MongoDB Sharding
Sharding
In MongoDB, there is another type of cluster called sharding, which can meet the needs of massive data growth in MongoDB.
When MongoDB stores a vast amount of data, a single machine may not be sufficient to store the data or provide acceptable read and write throughput. In such cases, we can split the data across multiple machines to enable the database system to store and process more data.
Why Use Sharding
- Replicates all write operations to the primary node.
- Sensitive data with latency requirements is queried on the primary node.
- A single replica set is limited to 12 nodes.
- Insufficient memory when request volumes are high.
- Insufficient local disk space.
- Vertical scaling is expensive.
MongoDB Sharding
The following diagram illustrates the sharded cluster structure in MongoDB:
The diagram primarily includes the following components:
Shard: Stores actual data blocks. In a production environment, a shard server role can be handled by a replica set of multiple machines to prevent single-point failures.

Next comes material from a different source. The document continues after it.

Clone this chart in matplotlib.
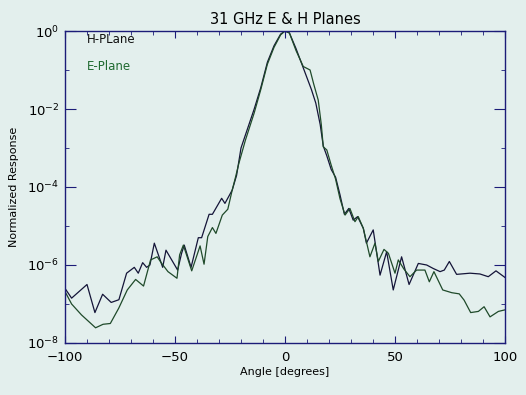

Config Server: A mongod instance that stores the entire cluster metadata, including chunk information.
Query Routers: Front-end routers that clients connect to, making the entire cluster appear as a single database. Front-end applications can use it transparently.
Sharding Example
The sharding structure port distribution is as follows:
Shard Server 1: 27020
Shard Server 2: 27021
Shard Server 3: 27022
Shard Server 4: 27023
Config Server: 27100
Route Process: 40000
Step 1: Start Shard Server
[root@100 /]# mkdir -p /www/mongoDB/shard/s0
[root@100 /]# mkdir -p /www/mongoDB/shard/s1
[root@100 /]# mkdir -p /www/mongoDB/shard/s2
[root@100 /]# mkdir -p /www/mongoDB/shard/s3
[root@100 /]# mkdir -p /www/mongoDB/shard/log
[root@100 /]# /usr/local/mongoDB/bin/mongod --port 27020 --dbpath=/www/mongoDB/shard/s0 --logpath=/www/mongoDB/shard/log/s0.log --logappend --fork
....
[root@100 /]# /usr/local/mongoDB/bin/mongod --port 27023 --dbpath=/www/mongoDB/shard/s3 --logpath=/www/mongoDB/shard/log/s3.log --logappend --fork
Step 2: Start Config Server
[root@100 /]# mkdir -p /www/mongoDB/shard/config
[root@100 /]# /usr/local/mongoDB/bin/mongod --port 27100 --dbpath=/www/mongoDB/shard/config --logpath=/www/mongoDB/shard/log/config.log --logappend --fork
Note: We can start the service just like a regular MongoDB service without needing to add the --shardsvr and --configsvr parameters. These parameters only change the startup port, so we specify the port ourselves.
Step 3: Start Route Process
/usr/local/mongoDB/bin/mongos --port 40000 --configdb localhost:27100 --fork --logpath=/www/mongoDB/shard/log/route.log --chunkSize 500
In the mongos startup parameters, chunkSize specifies the size of the chunk in MB, with a default size of 200MB.
Step 4: Configure Sharding
Next, we log into mongos using the MongoDB Shell and add the Shard nodes.
[root@100 shard]# /usr/local/mongoDB/bin/mongo admin --port 40000
MongoDB shell version: 2.0.7
connecting to: 127.0.0.1:40000/admin
mongos> db.runCommand({ addshard:"localhost:27020" })
{ "shardAdded" : "shard0000", "ok" : 1 }
......
mongos> db.runCommand({ addshard:"localhost:27029" })
{ "shardAdded" : "shard0009", "ok" : 1 }
mongos> db.runCommand({ enablesharding:"test" }) # Set the sharded storage database
{ "ok" : 1 }
mongos> db.runCommand({ shardcollection: "test.log", key: { id:1,time:1}})
{ "collectionsharded" : "test.log", "ok" : 1 }
Step Five: No major changes are needed in the program code; simply connect to the database as you would with a regular MongoDB database, using port 40000.